### THE REQUEST
Every record that follows must be duplicated exactly, with images left out.

Rows from a dataset of charts and code
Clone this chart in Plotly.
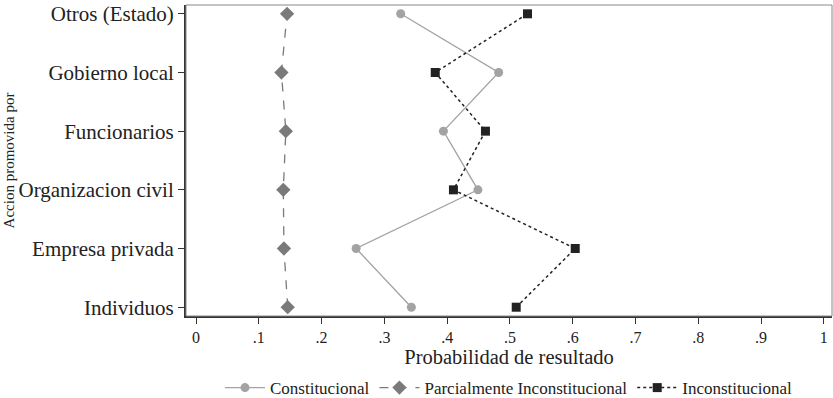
import plotly.graph_objects as go

categories = ["Individuos", "Empresa privada", "Organizacion civil", "Funcionarios", "Gobierno local", "Otros (Estado)"]
constitucional = [0.343, 0.255, 0.449, 0.394, 0.482, 0.326]
parcial = [0.146, 0.140, 0.139, 0.143, 0.136, 0.145]
inconstitucional = [0.510, 0.604, 0.410, 0.461, 0.381, 0.528]
tick_vals = [0, 0.1, 0.2, 0.3, 0.4, 0.5, 0.6, 0.7, 0.8, 0.9, 1]
tick_text = ["0", ".1", ".2", ".3", ".4", ".5", ".6", ".7", ".8", ".9", "1"]

ypos = list(range(len(categories)))
font = "Liberation Serif, Times New Roman, serif"

fig = go.Figure()
fig.add_trace(go.Scatter(x=constitucional, y=ypos, name="Constitucional", mode="lines+markers",
                         line=dict(color="#a3a3a3", width=1.3),
                         marker=dict(symbol="circle", size=9, color="#a3a3a3")))
fig.add_trace(go.Scatter(x=parcial, y=ypos, name="Parcialmente Inconstitucional", mode="lines+markers",
                         line=dict(color="#7a7a7a", width=1.3, dash="dash"),
                         marker=dict(symbol="diamond", size=11, color="#7a7a7a")))
fig.add_trace(go.Scatter(x=inconstitucional, y=ypos, name="Inconstitucional", mode="lines+markers",
                         line=dict(color="#222222", width=1.5, dash="dot"),
                         marker=dict(symbol="square", size=9, color="#222222")))

fig.update_layout(
    width=833, height=398,
    margin=dict(l=186, r=1, t=5, b=82, autoexpand=False),
    paper_bgcolor="white", plot_bgcolor="white",
    font=dict(family=font, color="#222222"),
    showlegend=True,
    legend=dict(orientation="h", x=0.5, xanchor="center", xref="paper",
                y=0.025, yref="container", yanchor="middle",
                font=dict(size=17, family=font), traceorder="normal", itemwidth=40),
    shapes=[dict(type="rect", xref="paper", yref="paper", x0=0, x1=1, y0=0, y1=1,
                 line=dict(color="#888888", width=1), layer="above")],
)
fig.update_xaxes(range=[-0.016, 1.013], tickvals=tick_vals, ticktext=tick_text, automargin=False,
                 showgrid=False, zeroline=False, showline=True, linecolor="#333333", linewidth=2,
                 ticks="outside", ticklen=6, tickcolor="#333333",
                 tickfont=dict(size=16, family=font),
                 title=dict(text="Probabilidad de resultado", font=dict(size=20.5, family=font), standoff=0))
fig.update_yaxes(range=[-0.15, 5.15], tickvals=ypos, ticktext=categories, automargin=False,
                 showgrid=False, zeroline=False, showline=True, linecolor="#333333", linewidth=2,
                 ticks="outside", ticklen=6, tickcolor="#333333",
                 tickfont=dict(size=21, family=font),
                 title=dict(text="Accion promovida por", font=dict(size=15, family=font), standoff=0))

fig.write_html("out.html")
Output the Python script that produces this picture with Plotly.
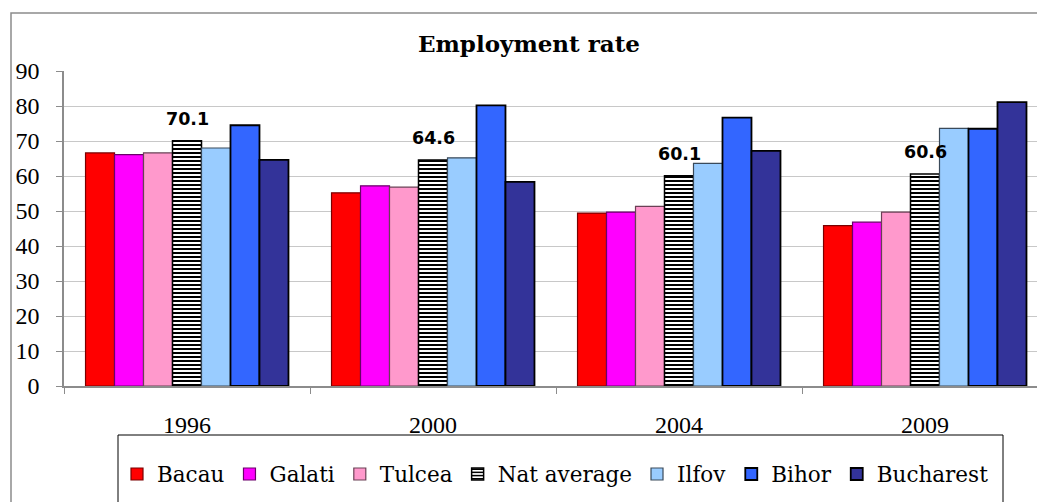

### SOLUTION
Clone this chart in Plotly.
import plotly.graph_objects as go

categories = ["Individuos", "Empresa privada", "Organizacion civil", "Funcionarios", "Gobierno local", "Otros (Estado)"]
constitucional = [0.343, 0.255, 0.449, 0.394, 0.482, 0.326]
parcial = [0.146, 0.140, 0.139, 0.143, 0.136, 0.145]
inconstitucional = [0.510, 0.604, 0.410, 0.461, 0.381, 0.528]
tick_vals = [0, 0.1, 0.2, 0.3, 0.4, 0.5, 0.6, 0.7, 0.8, 0.9, 1]
tick_text = ["0", ".1", ".2", ".3", ".4", ".5", ".6", ".7", ".8", ".9", "1"]

ypos = list(range(len(categories)))
font = "Liberation Serif, Times New Roman, serif"

fig = go.Figure()
fig.add_trace(go.Scatter(x=constitucional, y=ypos, name="Constitucional", mode="lines+markers",
                         line=dict(color="#a3a3a3", width=1.3),
                         marker=dict(symbol="circle", size=9, color="#a3a3a3")))
fig.add_trace(go.Scatter(x=parcial, y=ypos, name="Parcialmente Inconstitucional", mode="lines+markers",
                         line=dict(color="#7a7a7a", width=1.3, dash="dash"),
                         marker=dict(symbol="diamond", size=11, color="#7a7a7a")))
fig.add_trace(go.Scatter(x=inconstitucional, y=ypos, name="Inconstitucional", mode="lines+markers",
                         line=dict(color="#222222", width=1.5, dash="dot"),
                         marker=dict(symbol="square", size=9, color="#222222")))

fig.update_layout(
    width=833, height=398,
    margin=dict(l=186, r=1, t=5, b=82, autoexpand=False),
    paper_bgcolor="white", plot_bgcolor="white",
    font=dict(family=font, color="#222222"),
    showlegend=True,
    legend=dict(orientation="h", x=0.5, xanchor="center", xref="paper",
                y=0.025, yref="container", yanchor="middle",
                font=dict(size=17, family=font), traceorder="normal", itemwidth=40),
    shapes=[dict(type="rect", xref="paper", yref="paper", x0=0, x1=1, y0=0, y1=1,
                 line=dict(color="#888888", width=1), layer="above")],
)
fig.update_xaxes(range=[-0.016, 1.013], tickvals=tick_vals, ticktext=tick_text, automargin=False,
                 showgrid=False, zeroline=False, showline=True, linecolor="#333333", linewidth=2,
                 ticks="outside", ticklen=6, tickcolor="#333333",
                 tickfont=dict(size=16, family=font),
                 title=dict(text="Probabilidad de resultado", font=dict(size=20.5, family=font), standoff=0))
fig.update_yaxes(range=[-0.15, 5.15], tickvals=ypos, ticktext=categories, automargin=False,
                 showgrid=False, zeroline=False, showline=True, linecolor="#333333", linewidth=2,
                 ticks="outside", ticklen=6, tickcolor="#333333",
                 tickfont=dict(size=21, family=font),
                 title=dict(text="Accion promovida por", font=dict(size=15, family=font), standoff=0))

fig.write_html("out.html")
Output the Python script that produces this picture with Plotly.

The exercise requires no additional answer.